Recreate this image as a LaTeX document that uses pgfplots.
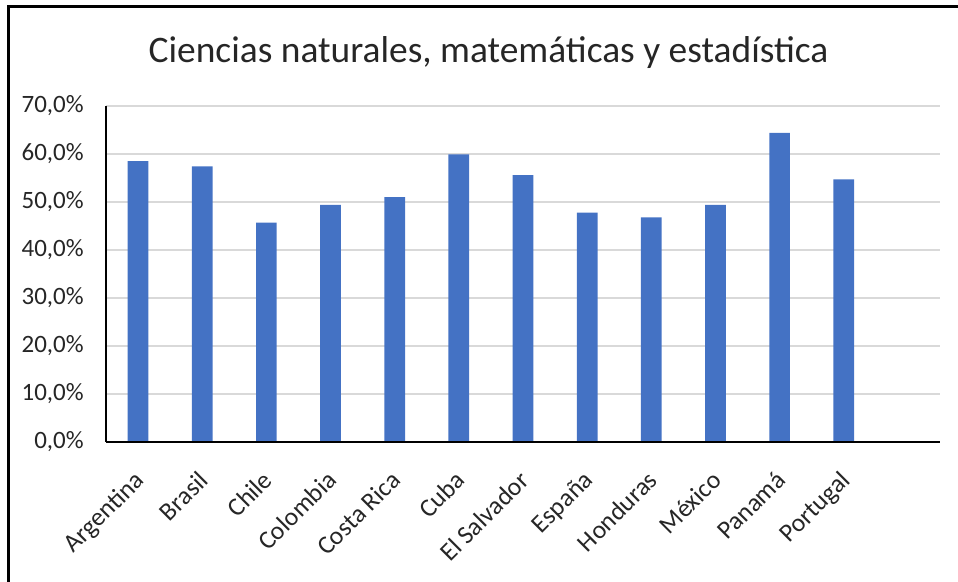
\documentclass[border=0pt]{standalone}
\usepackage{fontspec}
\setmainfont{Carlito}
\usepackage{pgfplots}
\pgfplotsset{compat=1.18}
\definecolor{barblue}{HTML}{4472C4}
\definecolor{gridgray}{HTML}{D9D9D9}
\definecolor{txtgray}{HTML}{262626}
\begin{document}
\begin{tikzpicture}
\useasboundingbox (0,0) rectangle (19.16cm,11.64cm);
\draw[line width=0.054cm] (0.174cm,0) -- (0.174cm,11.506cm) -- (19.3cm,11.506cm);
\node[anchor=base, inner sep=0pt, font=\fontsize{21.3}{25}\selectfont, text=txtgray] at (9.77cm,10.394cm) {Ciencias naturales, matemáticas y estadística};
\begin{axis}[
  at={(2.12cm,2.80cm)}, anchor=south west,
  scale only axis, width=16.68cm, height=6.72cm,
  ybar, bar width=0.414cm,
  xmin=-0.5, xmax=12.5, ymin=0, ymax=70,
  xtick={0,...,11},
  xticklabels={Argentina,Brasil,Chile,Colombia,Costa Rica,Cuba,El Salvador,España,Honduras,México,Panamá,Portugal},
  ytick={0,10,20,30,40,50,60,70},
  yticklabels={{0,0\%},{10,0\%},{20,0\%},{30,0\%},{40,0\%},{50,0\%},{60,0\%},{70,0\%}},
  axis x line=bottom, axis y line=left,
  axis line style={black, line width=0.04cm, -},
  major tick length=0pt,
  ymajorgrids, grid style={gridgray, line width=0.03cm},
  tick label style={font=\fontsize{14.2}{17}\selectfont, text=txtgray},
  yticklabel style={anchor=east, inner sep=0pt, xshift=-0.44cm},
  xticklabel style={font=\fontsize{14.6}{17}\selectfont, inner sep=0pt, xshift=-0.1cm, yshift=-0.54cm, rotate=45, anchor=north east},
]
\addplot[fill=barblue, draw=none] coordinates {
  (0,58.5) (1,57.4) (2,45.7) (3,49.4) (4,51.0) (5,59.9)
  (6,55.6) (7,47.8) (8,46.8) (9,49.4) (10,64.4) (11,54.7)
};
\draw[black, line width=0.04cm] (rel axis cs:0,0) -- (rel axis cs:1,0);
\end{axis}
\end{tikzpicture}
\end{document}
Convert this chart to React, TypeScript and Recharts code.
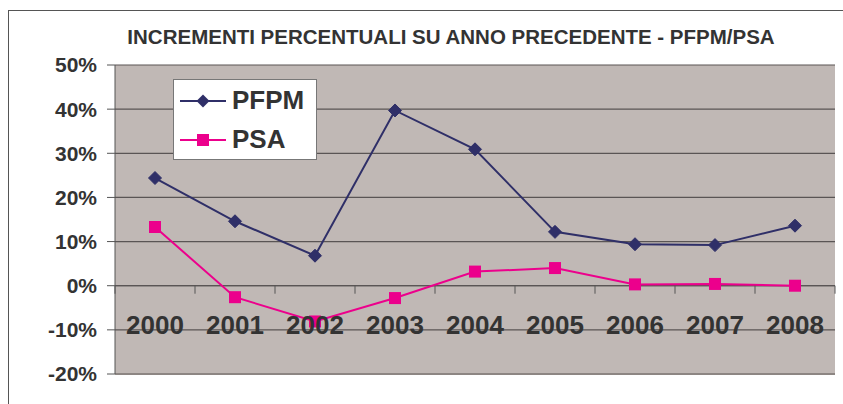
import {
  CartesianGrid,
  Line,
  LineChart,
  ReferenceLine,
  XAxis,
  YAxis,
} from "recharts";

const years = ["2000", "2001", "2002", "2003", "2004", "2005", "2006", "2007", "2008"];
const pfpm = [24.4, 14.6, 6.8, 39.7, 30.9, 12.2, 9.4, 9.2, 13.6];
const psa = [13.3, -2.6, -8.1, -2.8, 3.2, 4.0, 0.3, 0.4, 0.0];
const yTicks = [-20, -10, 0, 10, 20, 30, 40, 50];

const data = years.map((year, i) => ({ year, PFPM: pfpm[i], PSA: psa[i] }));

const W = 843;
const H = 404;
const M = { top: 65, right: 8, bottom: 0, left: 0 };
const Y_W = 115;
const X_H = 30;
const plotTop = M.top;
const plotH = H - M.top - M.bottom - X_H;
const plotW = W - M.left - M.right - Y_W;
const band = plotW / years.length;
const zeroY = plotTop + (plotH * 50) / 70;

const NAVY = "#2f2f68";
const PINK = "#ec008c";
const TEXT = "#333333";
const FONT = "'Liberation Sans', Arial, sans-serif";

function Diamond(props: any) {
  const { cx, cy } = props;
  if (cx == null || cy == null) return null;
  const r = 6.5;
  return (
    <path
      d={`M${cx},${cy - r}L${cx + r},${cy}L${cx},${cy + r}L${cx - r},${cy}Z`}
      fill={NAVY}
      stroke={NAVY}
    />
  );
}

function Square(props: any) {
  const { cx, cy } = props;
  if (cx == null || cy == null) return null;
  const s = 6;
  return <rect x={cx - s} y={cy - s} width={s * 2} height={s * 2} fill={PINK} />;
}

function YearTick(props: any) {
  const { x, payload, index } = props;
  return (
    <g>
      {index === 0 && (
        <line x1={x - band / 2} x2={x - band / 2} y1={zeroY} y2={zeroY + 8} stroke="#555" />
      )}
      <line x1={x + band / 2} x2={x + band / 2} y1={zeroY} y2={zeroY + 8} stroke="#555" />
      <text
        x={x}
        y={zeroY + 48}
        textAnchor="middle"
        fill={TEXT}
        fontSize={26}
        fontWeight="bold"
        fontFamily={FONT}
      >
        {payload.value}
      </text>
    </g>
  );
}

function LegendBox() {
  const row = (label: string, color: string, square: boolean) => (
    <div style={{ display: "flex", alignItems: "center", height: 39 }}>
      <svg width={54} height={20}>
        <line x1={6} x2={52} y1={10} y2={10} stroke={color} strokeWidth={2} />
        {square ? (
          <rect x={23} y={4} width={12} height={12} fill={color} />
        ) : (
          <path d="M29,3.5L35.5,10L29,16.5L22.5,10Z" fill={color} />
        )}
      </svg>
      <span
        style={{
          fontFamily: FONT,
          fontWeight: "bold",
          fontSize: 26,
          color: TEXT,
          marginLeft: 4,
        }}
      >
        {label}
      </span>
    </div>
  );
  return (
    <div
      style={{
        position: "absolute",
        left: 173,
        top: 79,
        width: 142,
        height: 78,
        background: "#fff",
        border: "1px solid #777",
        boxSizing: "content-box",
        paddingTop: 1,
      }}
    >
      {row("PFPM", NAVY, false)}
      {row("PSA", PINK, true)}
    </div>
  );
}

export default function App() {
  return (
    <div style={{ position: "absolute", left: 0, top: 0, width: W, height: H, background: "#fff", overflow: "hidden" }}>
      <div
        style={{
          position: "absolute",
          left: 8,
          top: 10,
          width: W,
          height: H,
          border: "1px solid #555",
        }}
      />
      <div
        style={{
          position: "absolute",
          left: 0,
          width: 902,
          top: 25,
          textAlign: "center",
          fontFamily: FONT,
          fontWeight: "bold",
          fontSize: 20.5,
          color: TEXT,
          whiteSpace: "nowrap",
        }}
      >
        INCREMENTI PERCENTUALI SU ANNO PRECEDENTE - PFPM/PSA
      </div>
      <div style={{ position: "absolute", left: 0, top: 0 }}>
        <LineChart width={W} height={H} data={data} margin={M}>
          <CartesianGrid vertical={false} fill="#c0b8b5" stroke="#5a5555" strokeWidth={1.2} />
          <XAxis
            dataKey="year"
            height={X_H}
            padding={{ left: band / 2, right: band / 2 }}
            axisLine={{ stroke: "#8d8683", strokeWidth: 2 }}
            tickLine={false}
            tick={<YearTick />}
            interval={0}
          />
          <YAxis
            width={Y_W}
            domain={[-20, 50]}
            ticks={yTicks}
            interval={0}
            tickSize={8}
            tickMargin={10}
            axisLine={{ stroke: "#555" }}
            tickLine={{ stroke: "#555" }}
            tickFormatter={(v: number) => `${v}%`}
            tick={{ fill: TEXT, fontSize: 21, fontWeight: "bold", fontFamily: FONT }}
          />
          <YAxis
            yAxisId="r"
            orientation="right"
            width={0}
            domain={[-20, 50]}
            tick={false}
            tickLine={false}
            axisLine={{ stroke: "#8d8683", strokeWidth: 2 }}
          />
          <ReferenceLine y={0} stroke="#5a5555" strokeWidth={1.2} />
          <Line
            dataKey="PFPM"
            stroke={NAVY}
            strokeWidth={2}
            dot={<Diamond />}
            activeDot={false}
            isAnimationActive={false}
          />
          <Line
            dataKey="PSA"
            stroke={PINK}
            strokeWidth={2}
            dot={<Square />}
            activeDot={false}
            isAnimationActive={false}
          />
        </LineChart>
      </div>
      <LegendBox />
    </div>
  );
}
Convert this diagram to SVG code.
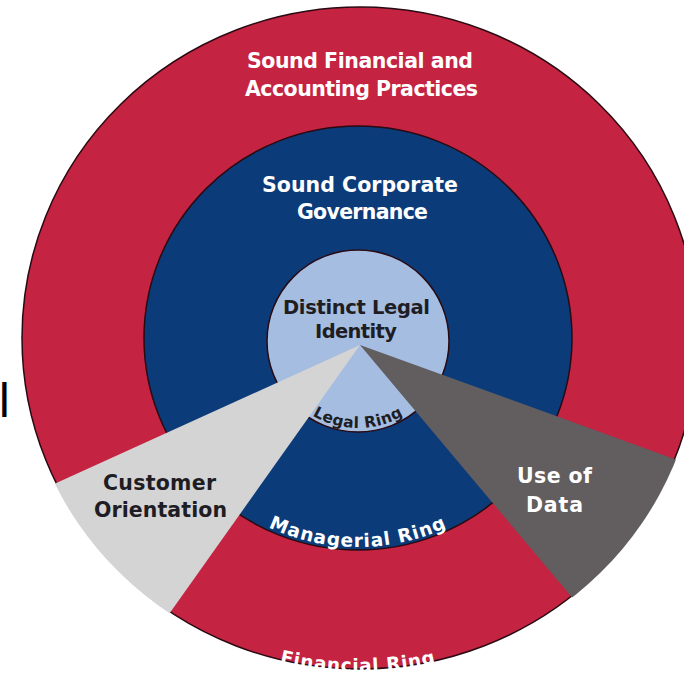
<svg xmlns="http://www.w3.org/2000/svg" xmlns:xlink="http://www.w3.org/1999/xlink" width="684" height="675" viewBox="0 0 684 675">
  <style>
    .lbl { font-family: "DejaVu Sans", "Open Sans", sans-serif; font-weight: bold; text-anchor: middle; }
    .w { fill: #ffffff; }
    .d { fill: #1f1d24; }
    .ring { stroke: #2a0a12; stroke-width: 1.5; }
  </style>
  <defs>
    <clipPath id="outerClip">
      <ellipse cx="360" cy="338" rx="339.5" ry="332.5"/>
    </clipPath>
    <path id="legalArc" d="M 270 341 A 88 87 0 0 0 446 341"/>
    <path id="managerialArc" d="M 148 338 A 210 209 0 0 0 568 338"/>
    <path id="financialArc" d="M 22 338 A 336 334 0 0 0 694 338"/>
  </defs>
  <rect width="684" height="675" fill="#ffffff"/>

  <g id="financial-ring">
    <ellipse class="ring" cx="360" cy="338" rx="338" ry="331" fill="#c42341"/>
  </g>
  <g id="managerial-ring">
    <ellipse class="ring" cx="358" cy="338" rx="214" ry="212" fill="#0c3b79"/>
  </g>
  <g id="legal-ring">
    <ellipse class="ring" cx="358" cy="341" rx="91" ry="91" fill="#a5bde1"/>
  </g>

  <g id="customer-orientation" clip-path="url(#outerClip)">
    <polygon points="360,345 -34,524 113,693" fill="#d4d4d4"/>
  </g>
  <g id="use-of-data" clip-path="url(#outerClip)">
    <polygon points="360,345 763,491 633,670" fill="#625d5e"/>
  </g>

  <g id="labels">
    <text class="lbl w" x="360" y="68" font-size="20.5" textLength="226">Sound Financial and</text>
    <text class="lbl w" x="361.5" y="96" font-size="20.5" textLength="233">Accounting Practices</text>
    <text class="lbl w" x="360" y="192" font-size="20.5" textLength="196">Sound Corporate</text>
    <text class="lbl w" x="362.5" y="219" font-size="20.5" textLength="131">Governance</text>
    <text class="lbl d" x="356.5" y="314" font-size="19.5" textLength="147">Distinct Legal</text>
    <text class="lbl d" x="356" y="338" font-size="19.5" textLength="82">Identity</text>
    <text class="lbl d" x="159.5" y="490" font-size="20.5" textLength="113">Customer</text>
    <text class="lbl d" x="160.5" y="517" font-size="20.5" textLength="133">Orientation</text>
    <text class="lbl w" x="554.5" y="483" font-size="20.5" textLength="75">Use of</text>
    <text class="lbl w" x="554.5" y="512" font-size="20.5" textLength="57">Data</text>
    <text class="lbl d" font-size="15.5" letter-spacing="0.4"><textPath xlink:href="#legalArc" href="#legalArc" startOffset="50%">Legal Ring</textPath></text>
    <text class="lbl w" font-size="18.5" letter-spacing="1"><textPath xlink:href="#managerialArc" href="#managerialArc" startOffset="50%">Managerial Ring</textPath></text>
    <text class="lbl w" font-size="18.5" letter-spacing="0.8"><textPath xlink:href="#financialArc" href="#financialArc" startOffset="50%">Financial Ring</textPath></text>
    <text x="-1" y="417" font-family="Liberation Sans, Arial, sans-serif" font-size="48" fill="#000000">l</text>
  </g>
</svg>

◇ ◇ ◇ ◇ ◇

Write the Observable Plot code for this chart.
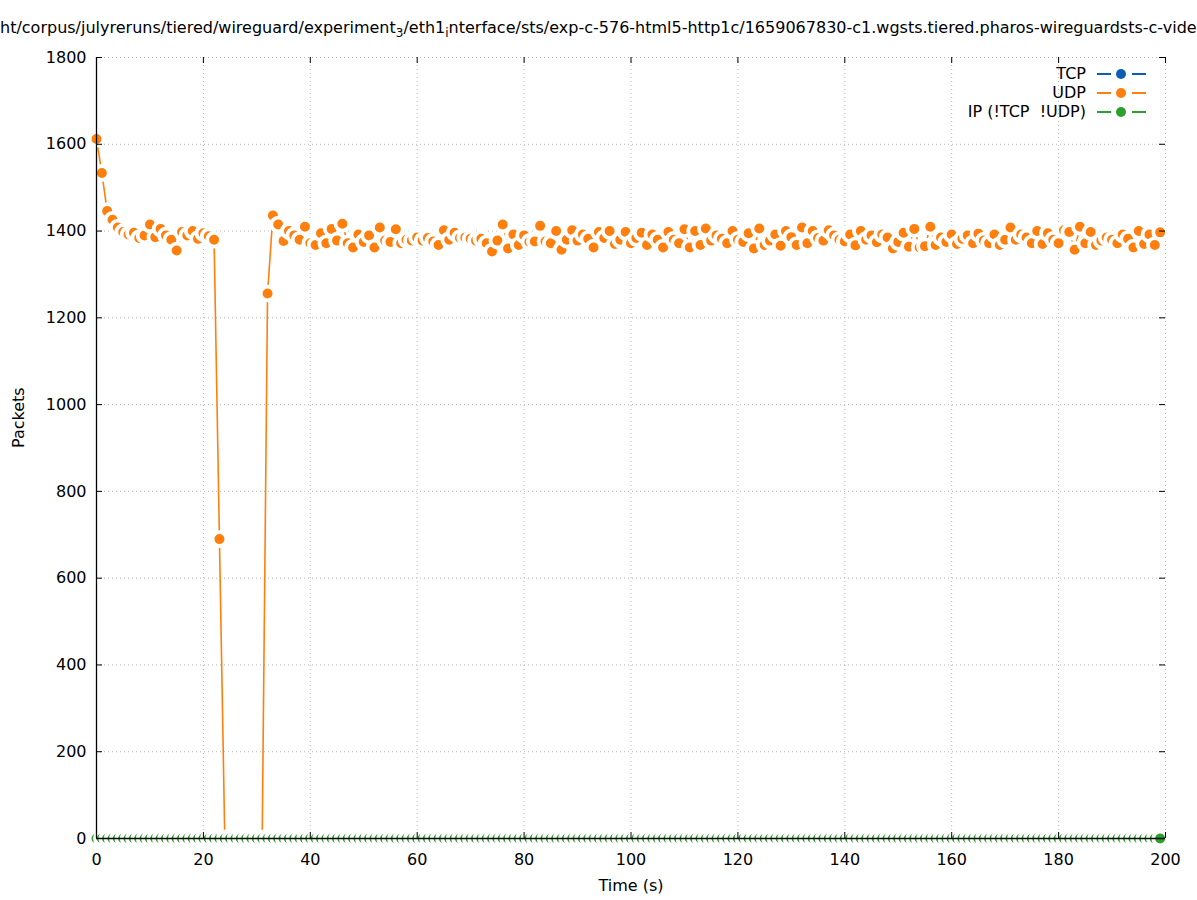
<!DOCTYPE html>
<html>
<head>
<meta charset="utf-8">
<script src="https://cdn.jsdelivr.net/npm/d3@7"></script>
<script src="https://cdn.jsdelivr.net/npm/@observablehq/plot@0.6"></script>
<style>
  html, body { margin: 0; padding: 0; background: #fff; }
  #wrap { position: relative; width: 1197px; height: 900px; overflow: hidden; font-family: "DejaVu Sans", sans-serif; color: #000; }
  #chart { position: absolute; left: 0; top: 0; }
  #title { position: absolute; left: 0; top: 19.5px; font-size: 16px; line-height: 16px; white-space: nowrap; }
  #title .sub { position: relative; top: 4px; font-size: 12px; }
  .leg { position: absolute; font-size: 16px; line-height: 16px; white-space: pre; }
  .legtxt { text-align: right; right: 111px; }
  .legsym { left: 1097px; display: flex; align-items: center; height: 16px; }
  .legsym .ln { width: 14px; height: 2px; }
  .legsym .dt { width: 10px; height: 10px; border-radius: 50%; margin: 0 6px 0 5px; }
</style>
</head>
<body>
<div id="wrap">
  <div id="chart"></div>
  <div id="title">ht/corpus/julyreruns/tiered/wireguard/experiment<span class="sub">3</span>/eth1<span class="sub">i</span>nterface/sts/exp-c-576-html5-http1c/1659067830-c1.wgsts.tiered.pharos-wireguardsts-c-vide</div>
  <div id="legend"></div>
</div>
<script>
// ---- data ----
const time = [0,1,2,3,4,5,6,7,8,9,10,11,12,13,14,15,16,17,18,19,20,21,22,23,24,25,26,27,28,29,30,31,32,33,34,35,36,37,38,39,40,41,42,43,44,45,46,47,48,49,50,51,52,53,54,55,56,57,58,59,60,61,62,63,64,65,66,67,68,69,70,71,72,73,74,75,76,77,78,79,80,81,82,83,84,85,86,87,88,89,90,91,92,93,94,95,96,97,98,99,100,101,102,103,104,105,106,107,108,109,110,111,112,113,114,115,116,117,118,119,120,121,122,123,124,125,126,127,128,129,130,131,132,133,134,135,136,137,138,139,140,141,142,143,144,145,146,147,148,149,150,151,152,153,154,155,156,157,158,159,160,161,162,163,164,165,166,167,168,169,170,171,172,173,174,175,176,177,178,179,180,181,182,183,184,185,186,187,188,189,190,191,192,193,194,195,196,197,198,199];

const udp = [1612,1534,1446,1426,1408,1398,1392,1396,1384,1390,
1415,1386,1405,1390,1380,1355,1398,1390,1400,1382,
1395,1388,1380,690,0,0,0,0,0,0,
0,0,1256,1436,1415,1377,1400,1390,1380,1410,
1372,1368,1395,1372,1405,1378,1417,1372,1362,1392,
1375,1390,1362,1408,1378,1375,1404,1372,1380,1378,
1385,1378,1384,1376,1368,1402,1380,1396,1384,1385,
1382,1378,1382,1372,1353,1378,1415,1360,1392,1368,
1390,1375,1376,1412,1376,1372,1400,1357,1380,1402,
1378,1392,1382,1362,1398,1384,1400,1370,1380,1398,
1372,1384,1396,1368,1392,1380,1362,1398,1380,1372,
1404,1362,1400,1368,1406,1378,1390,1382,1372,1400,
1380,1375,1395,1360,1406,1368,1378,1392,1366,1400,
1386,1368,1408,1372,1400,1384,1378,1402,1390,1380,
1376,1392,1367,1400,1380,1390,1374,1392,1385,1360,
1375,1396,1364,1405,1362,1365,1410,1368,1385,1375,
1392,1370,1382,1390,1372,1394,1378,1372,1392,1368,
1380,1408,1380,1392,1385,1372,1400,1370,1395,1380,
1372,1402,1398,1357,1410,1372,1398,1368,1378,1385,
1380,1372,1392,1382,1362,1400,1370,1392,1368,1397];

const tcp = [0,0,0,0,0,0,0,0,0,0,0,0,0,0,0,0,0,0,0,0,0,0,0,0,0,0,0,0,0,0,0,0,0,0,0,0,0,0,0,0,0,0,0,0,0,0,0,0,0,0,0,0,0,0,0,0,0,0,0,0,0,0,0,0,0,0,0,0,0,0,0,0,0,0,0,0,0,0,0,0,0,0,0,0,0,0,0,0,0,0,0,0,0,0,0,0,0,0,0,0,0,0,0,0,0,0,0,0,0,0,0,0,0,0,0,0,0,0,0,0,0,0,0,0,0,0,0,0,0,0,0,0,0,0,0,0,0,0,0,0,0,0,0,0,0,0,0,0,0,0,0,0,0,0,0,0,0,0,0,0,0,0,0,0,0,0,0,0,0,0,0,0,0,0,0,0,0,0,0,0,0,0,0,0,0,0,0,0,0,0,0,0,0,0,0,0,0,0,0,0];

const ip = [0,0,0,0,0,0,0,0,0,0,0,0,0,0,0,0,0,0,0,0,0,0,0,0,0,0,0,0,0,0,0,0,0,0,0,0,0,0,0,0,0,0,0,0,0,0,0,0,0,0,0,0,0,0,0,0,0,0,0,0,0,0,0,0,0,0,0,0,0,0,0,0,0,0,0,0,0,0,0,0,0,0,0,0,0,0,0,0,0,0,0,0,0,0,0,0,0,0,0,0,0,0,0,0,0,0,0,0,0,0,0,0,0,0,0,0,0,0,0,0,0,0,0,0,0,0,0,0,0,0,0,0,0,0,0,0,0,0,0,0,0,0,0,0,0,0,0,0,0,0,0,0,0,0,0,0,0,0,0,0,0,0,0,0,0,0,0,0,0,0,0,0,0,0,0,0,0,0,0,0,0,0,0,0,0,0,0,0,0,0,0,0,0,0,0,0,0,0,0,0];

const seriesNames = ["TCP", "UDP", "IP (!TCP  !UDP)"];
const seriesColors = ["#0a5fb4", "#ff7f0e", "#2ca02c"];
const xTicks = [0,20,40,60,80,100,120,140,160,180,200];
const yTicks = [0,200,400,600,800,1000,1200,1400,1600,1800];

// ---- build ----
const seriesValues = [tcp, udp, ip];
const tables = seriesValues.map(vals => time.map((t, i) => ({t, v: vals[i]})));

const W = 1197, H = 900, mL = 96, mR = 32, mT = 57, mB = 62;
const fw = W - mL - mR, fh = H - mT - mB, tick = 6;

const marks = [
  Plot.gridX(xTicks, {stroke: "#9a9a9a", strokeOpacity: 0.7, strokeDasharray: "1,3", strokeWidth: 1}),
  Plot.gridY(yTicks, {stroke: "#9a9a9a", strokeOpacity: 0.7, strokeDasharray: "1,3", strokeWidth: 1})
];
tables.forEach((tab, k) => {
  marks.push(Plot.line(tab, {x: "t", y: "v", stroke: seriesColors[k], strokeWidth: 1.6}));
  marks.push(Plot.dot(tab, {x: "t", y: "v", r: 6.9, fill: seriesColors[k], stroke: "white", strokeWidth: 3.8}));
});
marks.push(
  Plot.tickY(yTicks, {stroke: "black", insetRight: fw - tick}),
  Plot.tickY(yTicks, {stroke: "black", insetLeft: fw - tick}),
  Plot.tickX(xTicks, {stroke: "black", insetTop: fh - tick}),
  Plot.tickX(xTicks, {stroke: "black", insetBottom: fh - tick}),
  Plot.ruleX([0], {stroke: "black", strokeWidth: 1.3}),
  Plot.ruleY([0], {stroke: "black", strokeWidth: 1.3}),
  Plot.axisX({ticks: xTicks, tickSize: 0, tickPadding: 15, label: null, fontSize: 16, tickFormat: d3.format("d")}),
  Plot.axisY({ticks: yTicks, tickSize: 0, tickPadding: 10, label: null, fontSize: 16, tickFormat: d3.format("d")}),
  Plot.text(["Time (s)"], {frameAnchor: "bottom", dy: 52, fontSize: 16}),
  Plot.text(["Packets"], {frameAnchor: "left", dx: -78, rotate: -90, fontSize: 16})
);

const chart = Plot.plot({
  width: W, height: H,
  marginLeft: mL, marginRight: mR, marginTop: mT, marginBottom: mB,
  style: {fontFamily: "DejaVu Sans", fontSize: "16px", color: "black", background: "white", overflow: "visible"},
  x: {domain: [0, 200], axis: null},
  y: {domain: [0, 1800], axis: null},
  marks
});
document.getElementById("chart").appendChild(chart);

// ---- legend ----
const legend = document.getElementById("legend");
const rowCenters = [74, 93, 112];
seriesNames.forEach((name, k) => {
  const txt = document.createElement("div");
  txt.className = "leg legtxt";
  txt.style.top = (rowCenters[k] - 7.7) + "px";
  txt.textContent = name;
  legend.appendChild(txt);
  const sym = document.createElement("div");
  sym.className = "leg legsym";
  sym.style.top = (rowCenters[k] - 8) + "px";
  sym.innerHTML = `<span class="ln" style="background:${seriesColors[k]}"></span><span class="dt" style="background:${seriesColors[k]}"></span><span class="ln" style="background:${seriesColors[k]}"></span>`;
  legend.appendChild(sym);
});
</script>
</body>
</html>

◇ ◇ ◇ ◇ ◇

_STATED PROBLEM_
In the listing, find every line containing the word "this" and list it.

_TASK SOLUTION_
Recreate this image as a LaTeX document that uses pgfplots.
Convert this chart to React, TypeScript and Recharts code.
Convert this diagram to SVG code.
Write the Observable Plot code for this chart.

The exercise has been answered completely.